| Редакция | Авторы | Гостевая книга | Текущий номер |


Мои воспоминания

Николенко Мария Владимировна

Предлагаемые вашему вниманию "Воспоминания" присланы нам внуком автора, Павлом Мацкевичем. Они подкупают своей безыскуственной искренностью . Я думаю, мы все плохо представляем то время, а из бесхистростных слов Марьи Владимировны Николенко оно очень явственно встаёт перед нами. Мне не довелось слушать моих бабушек, с тем большим удовольствием прочитала я рассказ чужой бабушки, ставшей мне очень дорогой и близкой.

 

На память моим дорогим Галочке и Нелечке, ее детям Милочке, Павлику о моей прошедшей трудовой жизни.
Мама, бабушка

Написано все здесь так, как я пережила в свое время тревожное, поэтому, читая, не смейтесь или лучше не читайте

Начала 1 августа 1954 г. в Одессе, продолжала в Мамонтовке в 1956 г.

Родилась я в Теофиполе Волынского округа. Семья была большая, 12 душ детей у моей матери, я помню только 7 душ - Лиза, самая старшая, Женя - брат меньше Лизы, Витя - брат меньше Жени, затем я, а за мною Павлик, Юля и Лена. Отец работал контролером на сахарном заводе в м.Грицеве, и я помню его только, когда переезжали мы в уездный город Староконстантинов, а почему мне помнится переезд, потому что я свою маленькую куколку уложила в коробочку с ленточками и положила за печку - русскую, а когда были уже далеко от м. Грицева, я вспомнила и горько плакала. Утешали все меня, а отец обещал купить говорящую куклу, но было жалко мне моей маленькой куколки.

Город Староконстантинов я уже помню хорошо, елку большую, украшенную игрушками, сделанными моей мамой и старшей сестрой Лизой, а главное то, что делали так, что мы, малые дети. не видели, когда и как украшали - тоже не знали, все делалось внезапно, красиво, папа играл на гармонии, а мы вокруг зажженной елки ходили, танцевали и только ручками взмахивали и от счастья, радости детской восторгались громогласно, что вызывало слезы у моих родителей…

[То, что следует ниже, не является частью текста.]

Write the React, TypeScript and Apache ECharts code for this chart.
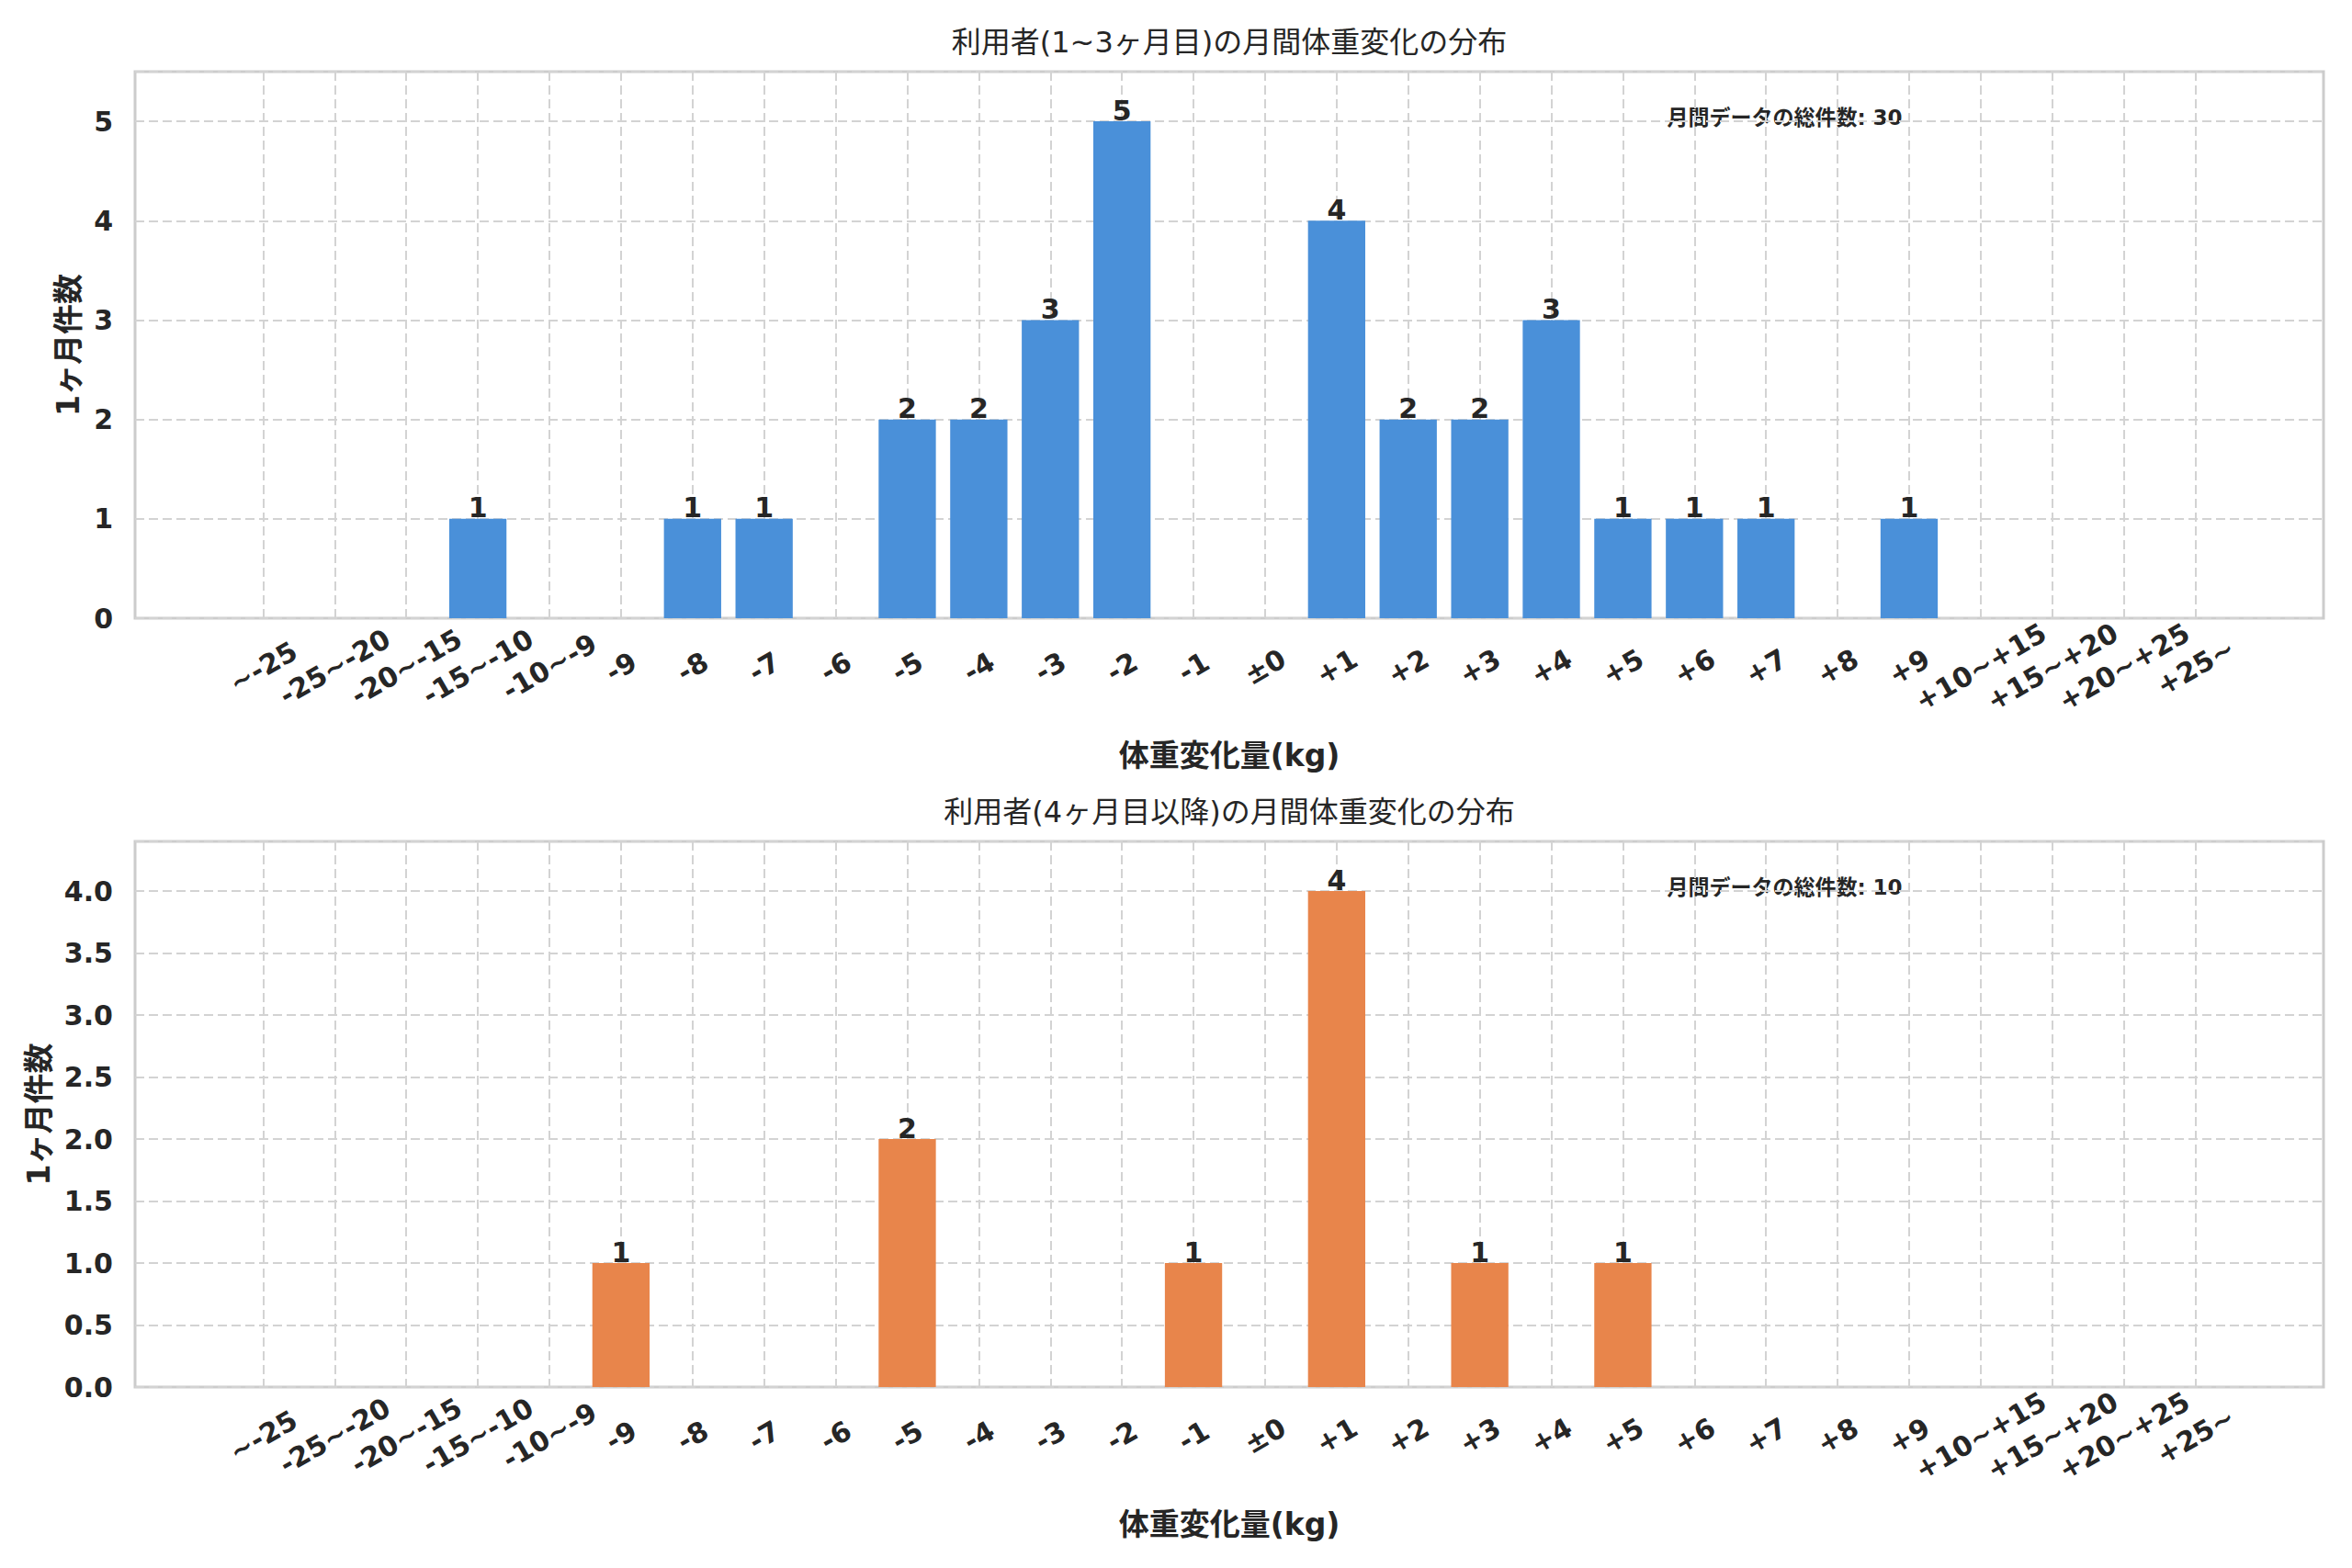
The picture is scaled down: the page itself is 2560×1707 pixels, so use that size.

Помнится мне отъезд Лизы и Жени в Каменец-Подольск, так как там была женская и мужская гимназии, и мы, малые дети, ждали их приезда на летник каникулы. Сколько радости было с их приездом, вместе в лес по ягоды земляники и черники, а потом по грибы, на реку вместе идем все купаться и вообще очень весело проходило лето.

Помню как я захотела помочь маме полоскать белье на реке, а так как перекладина была тонкая, что не учла моя мама, я упала в воду, но близко косили траву, и косари спасли меня, вытащили из реки и, к ужасу всех моих братьев и сестер, несли домой, где оказали помощь, и я встала, как ни в чем не бывало, но это очень взволновало моих родителей и всех окружающих.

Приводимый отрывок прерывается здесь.